GEORG FRIEDRICH: Ich hab großes Vertrauen zu ihm, natürlich ist auch Angst dabei, wenn man sich so sehr öffnet. Das verlangt kein anderer Regisseur in einem solchen Ausmaß, das ist einfach Ulrichs Handschrift. Ich spiele eine Figur, die extreme Gewaltphantasien hat. Ich musste mir Geschichten ausdenken und die dann dem Herrn Jesus beichten. Das hat nichts mit mir zu tun, ich hab überhaupt keine Gewaltphantasien. Aber irgendwo dürfte es doch in mir drinnen stecken, weil irgendwie - teilweise hab ich mich in Geschichten hineingelesen, teilweise habe ich selber Geschichten erfunden, teilweise erzähle ich Dinge, die mir in frühester Jugend selber passiert sind - konnte ich mich gut in einen Täter hineindenken. Ich glaube, ich kann gut nachvollziehen, auch wenn es meine Interpretation bleibt. Wenn jemand eine Familie umbringt, kann ich es nicht verstehen, aber ich kann mir sehr gut vorstellen, wenn ich das tun würde, was ich mir dabei denken würde, wie ich vorgehen würde. Wenn ich mich konzentriere, kann ich mich in diese Sachen hinein versetzen und das entwickelt sich dann auch selber weiter. Gewalt hat nichts mit mir zu tun, aber ich kann es gut machen.

 

Was schätzen Sie an Regisseuren?

GEORG FRIEDRICH: Es ist natürlich sehr interessant, wenn es Regisseure gibt, die ganz anders arbeiten. Ulrich hört sofort, wenn nicht ehrlich gespielt ist. Er legt extremen Wert auf Authentizität. Haneke legt auch besonderen Wert darauf. Natürlich wollen das alle Regisseure, nur viele lassen einem mehr durchgehen. Ulrich Seidl oder Michael Haneke lassen einem nichts durchgehen. Bei Haneke habe ich bisher leider immer nur ganz kleine Sachen gespielt, mit ihm würde ich gerne einmal etwas Größeres machen.

 

Was bedeutet diese Auswahl für die Shooting Star für Sie?

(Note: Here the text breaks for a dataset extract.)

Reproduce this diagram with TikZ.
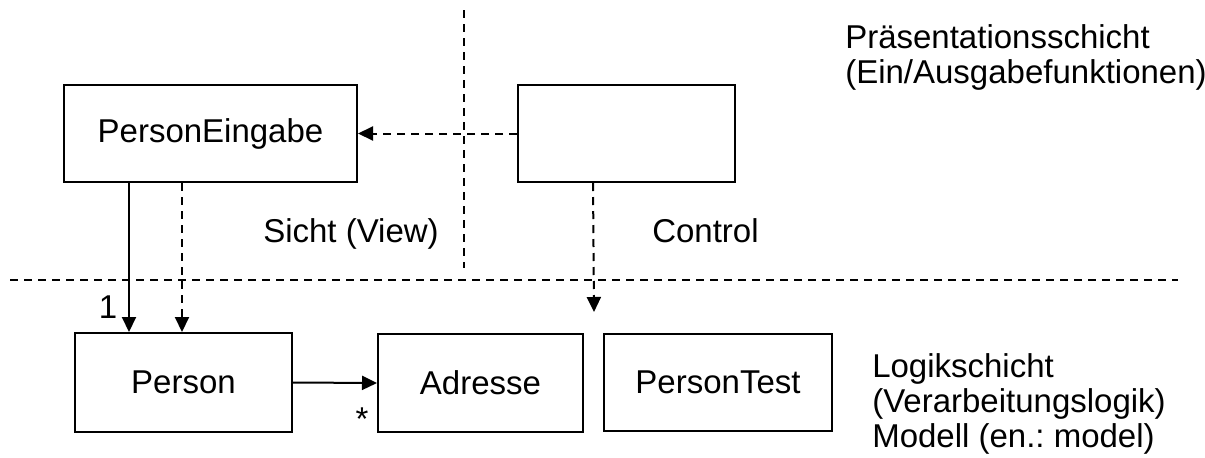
\documentclass[tikz,border=0pt]{standalone}
\usepackage{fontspec}
\setmainfont{Liberation Sans}
\usetikzlibrary{arrows.meta,calc}
\frenchspacing
\begin{document}
\begin{tikzpicture}[x=0.75pt,y=-0.75pt,
  box/.style={draw, line width=1.5pt, inner sep=0pt,
    font=\fontsize{24.75}{26}\selectfont},
  conn/.style={line width=1.5pt, -{Triangle[length=11.25pt,width=10.5pt]}},
  dashline/.style={line width=1.5pt, dash pattern=on 6pt off 4.5pt},
  lbl/.style={inner sep=0pt, anchor=base west, font=\fontsize{24.75}{26}\selectfont},
  mult/.style={inner sep=0pt, anchor=base, font=\fontsize{24.75}{26}\selectfont}]
\useasboundingbox (0,0) rectangle (1205,457);

% layer separators
\coordinate (hl) at (10,280);
\coordinate (hr) at (1178,280);
\coordinate (vt) at (464,10);
\coordinate (vb) at (464,268);
\draw[dashline] (hl) -- (hr);
\draw[dashline] (vt) -- (vb);

% classes
\node[box, minimum width={293*0.75pt}, minimum height={97*0.75pt}] (pe) at (210.5,133.5) {PersonEingabe};
\node[box, minimum width={217*0.75pt}, minimum height={97*0.75pt}] (ctl) at (626.5,133.5) {};
\node[box, minimum width={217*0.75pt}, minimum height={99*0.75pt}] (person) at (183.5,382.5) {Person};
\node[box, minimum width={205*0.75pt}, minimum height={98*0.75pt}] (adr) at (480.5,383) {Adresse};
\node[box, minimum width={228*0.75pt}, minimum height={97*0.75pt}] (pt) at (718,382.5) {PersonTest};

% connectors
\draw[conn] ($(pe.south west)+(66,0)$) -- ($(person.north west)+(55,0)$);
\draw[conn, dashline] ($(pe.south west)+(119,0)$) -- ($(person.north west)+(108,0)$);
\draw[conn] (person.east) -- (adr.west);
\draw[conn, dashline] (ctl.west) -- (pe.east);
\coordinate (ctip) at (594,312);
\draw[conn, dashline] ($(ctl.south west)+(76,0)$) -- (ctip);

% multiplicities
\node[mult] (m1) at (108,318) {1};
\node[mult] (m2) at (362,430) {*};

% layer labels
\node[lbl] (sicht) at (263,242) {Sicht (View)};
\node[lbl] (control) at (652,242) {Control};
\node[lbl] (pres1) at (845,48) {Präsentationsschicht};
\node[lbl] (pres2) at (845,83) {(Ein/Ausgabefunktionen)};
\node[lbl] (log1) at (872,377) {Logikschicht};
\node[lbl] (log2) at (872,412) {(Verarbeitungslogik)};
\node[lbl] (log3) at (872,447) {Modell (en.: model)};
\end{tikzpicture}
\end{document}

GEORG FRIEDRICH: Erwartungen habe ich eigentlich keine. Vielleicht passiert etwas, man lernt wahrscheinlich internationale Caster kennen, wird etwas mehr in der Branche gesehen. Vielleicht bin ich gerade zur richtigen Zeit am richtigen Ort. Und ich bin natürlich auch geschmeichelt und es hat mich sehr gefreut, dass meine Arbeit gesehen wird.

 

Gibt es Projekte nach der Volksbühne?

GEORG FRIEDRICH:  Noch nicht. Ich habe immer so recht und schlecht von meiner Arbeit gelebt. Jetzt habe ich doch zwei Jahre viel gearbeitet, jetzt wäre es auch kein Drama, wenn ich ein paar Monate nichts habe. Ich bin jetzt mehr in der Position, Dinge, die mir nicht zusagen, auch abzulehnen. Wenn man kein Geld hat, geht das nicht. Fernsehen bin ich froh, wenn mir nichts angeboten wird, dann brauche ich nicht abzulehnen. Es ist zwiespältig, ich möchte nicht, dass es hochmütig erscheint, vor fünf oder vor zehn Jahren hätte ich mich gefreut, dass ich arbeiten kann und jetzt würde ich es ablehnen, weil es mir zu minder ist? Aber andererseits macht es mir mehr Spaß, Kino zu machen, weil dort genauer gearbeitet wird und weil man besser sein kann, wenn genauer gearbeitet wird. Als Schauspieler versucht man, immer gut zu sein und bemüht sich, gute Arbeit zu machen. Die Serien werden für ein Berieselungspublikum gemacht, da kann man nicht gut sein, weil niemand Wert darauf legt, dass jemand gut ist, weil eh alles durchgeht.

 

In welche Richtung gehen Ihre Pläne? Was würde Sie reizen?

GEORG FRIEDRICH: Kino mit guten Leuten.